When I received the Sopwith model the main fuel tank was one of the components the previous chap had already assembled and painted.  Unfortunately the  brush painted finish wasn’t the best, so I decided to remove it and redo the whole thing.

I don’t know what sort of paint he’d used but it proved to be impervious to most solvents and even oven cleaner.  I confidently put it in a bath of the stuff and half an hour later it had not made the slightest impact.  In the end I found that alcohol was as good as anything.  It lifted the paint at exposed edges even if it didn’t actually dissolve it at all and it didn’t damage the plastic in any way.  It meant that it was a slow job to remove the stuff though.  You can see what I mean below.
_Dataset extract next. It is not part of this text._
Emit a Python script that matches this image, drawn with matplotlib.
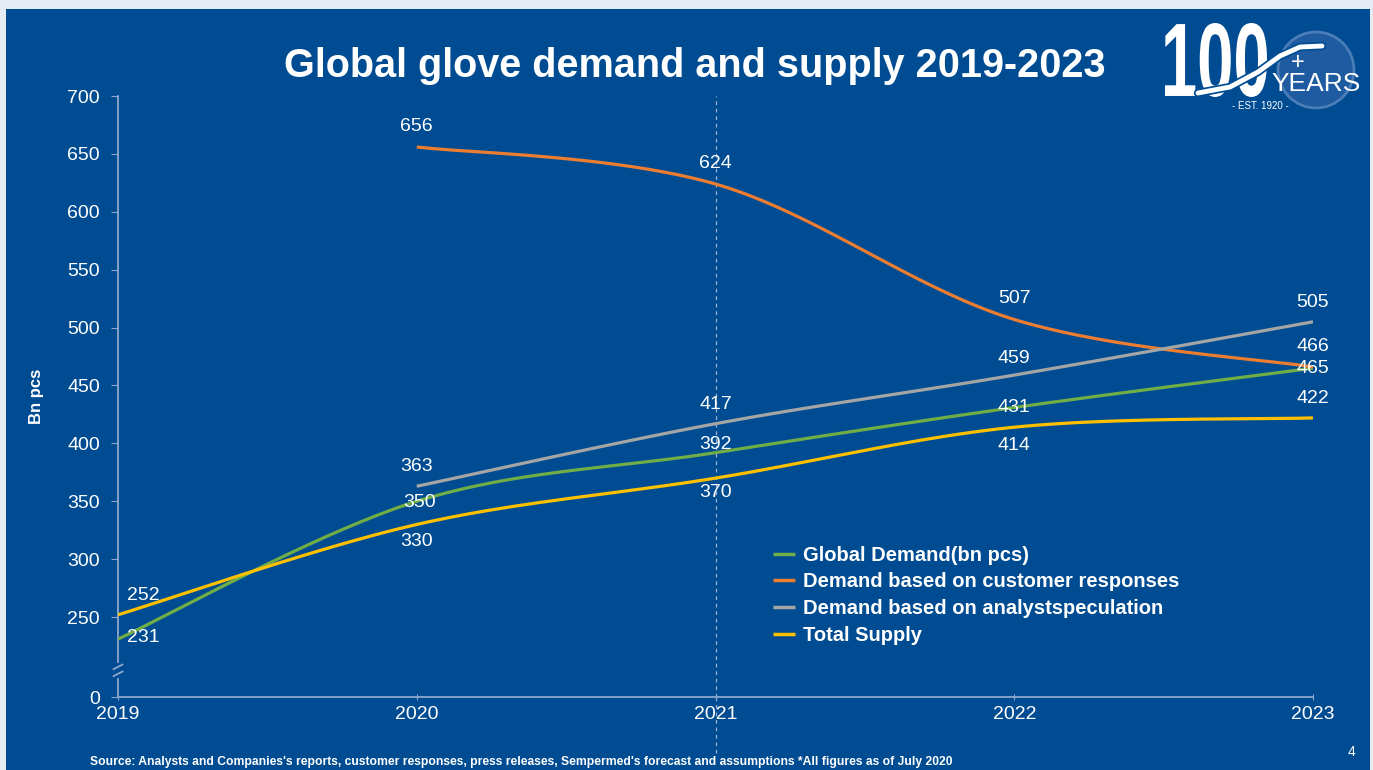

Removing the aluminium paint with alcohol. Bit. By. Bit.
Removing the aluminium paint with alcohol. Bit. By. Bit.

The oven cleaner did have one effect though.  It denatured the glue that had been used to assemble the tank resulting in it all coming apart as I cleaned it.  So, once the paint was all off, I had to clean all the joints up and reassemble the thing too.

The other reserve fuel tank and oil tank hadn’t been touched so I was able to put those together fresh.


The reserve tank did have some rather prominent ejector pin marks on the base of it which needed filling and sanding before painting.  Eventually all three tanks were ready for spraying with primer and then Vallejo’s Model Air ‘Steel’.  I actually sprayed them at the same time as the engine crankcase hence them all being in the same photograph.


After painting I sealed the surface with an acrylic varnish as I find the Model Air paint finish can be delicate. Then it was simply a case of spraying the white metal tank caps in Model Air ‘Brass’, super gluing them in place and applying a light wash and some drip marks to add interest.


That would have been that, but I happened across a photograph in the Windsock Datafile on the Sopwith Camel which showed a Camel with an exposed fuel tank on the side of which were stencilled some code numbers.  They enlivened the otherwise fairly blank tank, so I thought I’d add them to mine.  I’ve no idea what they mean or even if they were unique to that aircraft to be honest.

A quick session on Photoshop and a series of decals were made up with varying levels of fuzziness to give the impression of having been sprayed.  Once printed I’d choose the best.


I actually chose the fuzziest which is missing in the photo above, because I used it before I thought to take a picture.

A few minutes to add the decal to the tank and another quick coat of acrylic varnish to seal it in and the job was done.


I’m not sure what’ll be the next step. I may get going on the wings as they need quite a bit of upgrading as the kit falls short in a number of areas.